++++ Input records

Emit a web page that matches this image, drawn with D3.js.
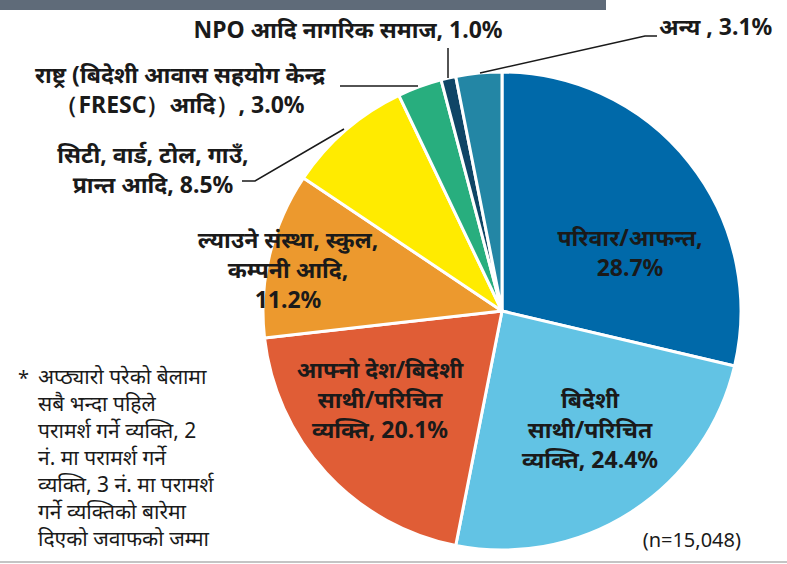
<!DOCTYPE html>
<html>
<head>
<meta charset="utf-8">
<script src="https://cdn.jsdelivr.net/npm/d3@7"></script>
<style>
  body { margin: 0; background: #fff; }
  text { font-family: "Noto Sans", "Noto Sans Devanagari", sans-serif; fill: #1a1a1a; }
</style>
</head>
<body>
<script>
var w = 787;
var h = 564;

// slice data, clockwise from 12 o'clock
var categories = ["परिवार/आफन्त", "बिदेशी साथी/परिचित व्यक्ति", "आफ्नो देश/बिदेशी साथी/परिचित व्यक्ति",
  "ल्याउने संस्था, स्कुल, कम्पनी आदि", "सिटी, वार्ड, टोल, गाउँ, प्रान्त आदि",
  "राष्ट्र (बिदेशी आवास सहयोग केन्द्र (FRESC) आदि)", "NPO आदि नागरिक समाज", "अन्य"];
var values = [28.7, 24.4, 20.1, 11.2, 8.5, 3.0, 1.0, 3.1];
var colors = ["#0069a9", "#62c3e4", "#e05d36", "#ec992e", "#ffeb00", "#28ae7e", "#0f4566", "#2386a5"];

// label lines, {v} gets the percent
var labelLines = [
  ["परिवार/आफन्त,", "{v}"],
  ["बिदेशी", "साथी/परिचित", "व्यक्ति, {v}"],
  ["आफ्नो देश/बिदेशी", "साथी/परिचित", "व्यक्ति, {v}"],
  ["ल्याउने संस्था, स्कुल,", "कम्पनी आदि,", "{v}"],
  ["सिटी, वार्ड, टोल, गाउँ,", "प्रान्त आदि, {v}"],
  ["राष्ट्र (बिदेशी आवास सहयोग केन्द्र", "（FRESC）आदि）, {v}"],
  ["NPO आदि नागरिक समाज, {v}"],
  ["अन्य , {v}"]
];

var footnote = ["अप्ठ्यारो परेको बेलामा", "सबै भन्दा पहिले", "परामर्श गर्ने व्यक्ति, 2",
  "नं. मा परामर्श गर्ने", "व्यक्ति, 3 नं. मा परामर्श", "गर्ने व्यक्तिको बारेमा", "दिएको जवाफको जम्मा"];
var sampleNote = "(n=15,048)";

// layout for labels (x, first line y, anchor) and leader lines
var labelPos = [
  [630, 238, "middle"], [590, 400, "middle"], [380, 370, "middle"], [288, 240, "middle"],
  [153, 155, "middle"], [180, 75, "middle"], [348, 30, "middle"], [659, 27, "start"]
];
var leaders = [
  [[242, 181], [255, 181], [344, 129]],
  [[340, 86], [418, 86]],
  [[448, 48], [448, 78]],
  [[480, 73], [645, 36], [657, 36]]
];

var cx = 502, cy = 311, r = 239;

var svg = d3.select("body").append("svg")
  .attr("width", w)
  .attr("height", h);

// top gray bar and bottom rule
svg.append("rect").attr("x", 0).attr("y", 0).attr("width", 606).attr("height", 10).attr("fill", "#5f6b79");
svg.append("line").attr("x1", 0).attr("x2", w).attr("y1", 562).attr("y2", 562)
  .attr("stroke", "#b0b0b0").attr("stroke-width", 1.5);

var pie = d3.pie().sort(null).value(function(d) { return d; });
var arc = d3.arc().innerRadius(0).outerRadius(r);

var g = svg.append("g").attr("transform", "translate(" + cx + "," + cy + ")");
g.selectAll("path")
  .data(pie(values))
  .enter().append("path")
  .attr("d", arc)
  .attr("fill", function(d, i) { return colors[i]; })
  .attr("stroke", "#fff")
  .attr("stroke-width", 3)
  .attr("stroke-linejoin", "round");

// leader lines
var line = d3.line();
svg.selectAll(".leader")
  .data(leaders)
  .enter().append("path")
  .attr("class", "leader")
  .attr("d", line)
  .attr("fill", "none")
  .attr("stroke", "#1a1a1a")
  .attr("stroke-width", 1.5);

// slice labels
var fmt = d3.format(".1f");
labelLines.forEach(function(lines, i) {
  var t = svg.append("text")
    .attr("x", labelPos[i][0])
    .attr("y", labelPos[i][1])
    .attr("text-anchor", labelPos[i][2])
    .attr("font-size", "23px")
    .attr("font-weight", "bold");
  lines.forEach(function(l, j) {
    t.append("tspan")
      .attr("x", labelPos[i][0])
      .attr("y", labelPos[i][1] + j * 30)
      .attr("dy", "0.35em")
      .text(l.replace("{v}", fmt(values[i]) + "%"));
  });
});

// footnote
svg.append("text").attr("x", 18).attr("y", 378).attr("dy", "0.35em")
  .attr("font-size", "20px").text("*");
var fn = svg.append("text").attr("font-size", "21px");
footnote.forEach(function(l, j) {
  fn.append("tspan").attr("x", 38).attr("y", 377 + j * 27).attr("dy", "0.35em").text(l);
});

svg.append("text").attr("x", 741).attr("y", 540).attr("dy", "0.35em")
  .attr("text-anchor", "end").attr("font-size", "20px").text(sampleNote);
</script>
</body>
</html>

++++++++
++++ Input records

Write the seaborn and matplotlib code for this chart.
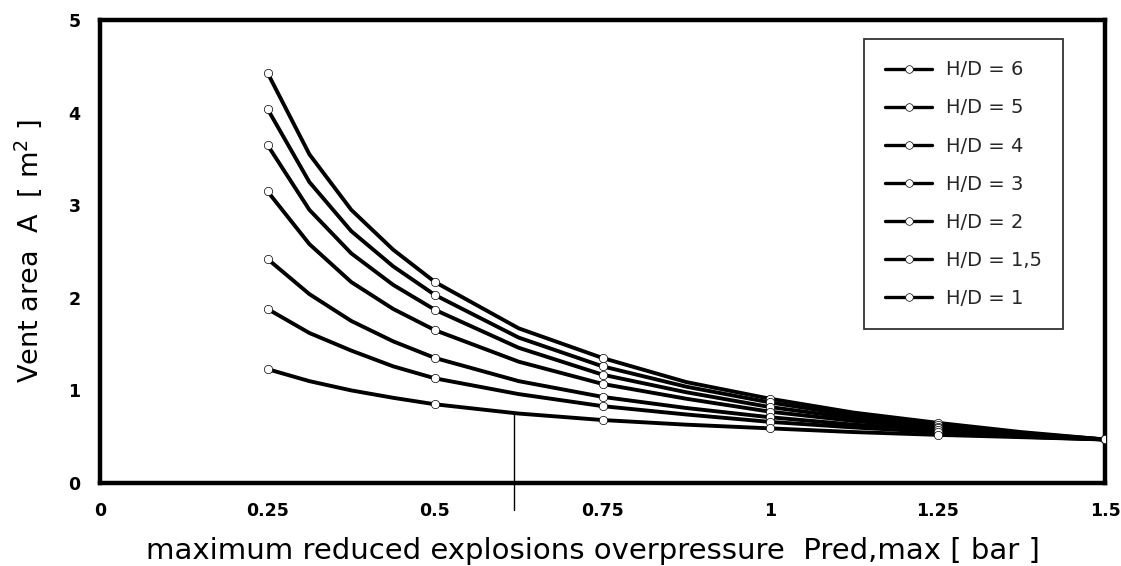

++++++++

-- Exercise details --
Copy each line above containing the string "this".

-- Solution --
Emit a web page that matches this image, drawn with D3.js.
Write the seaborn and matplotlib code for this chart.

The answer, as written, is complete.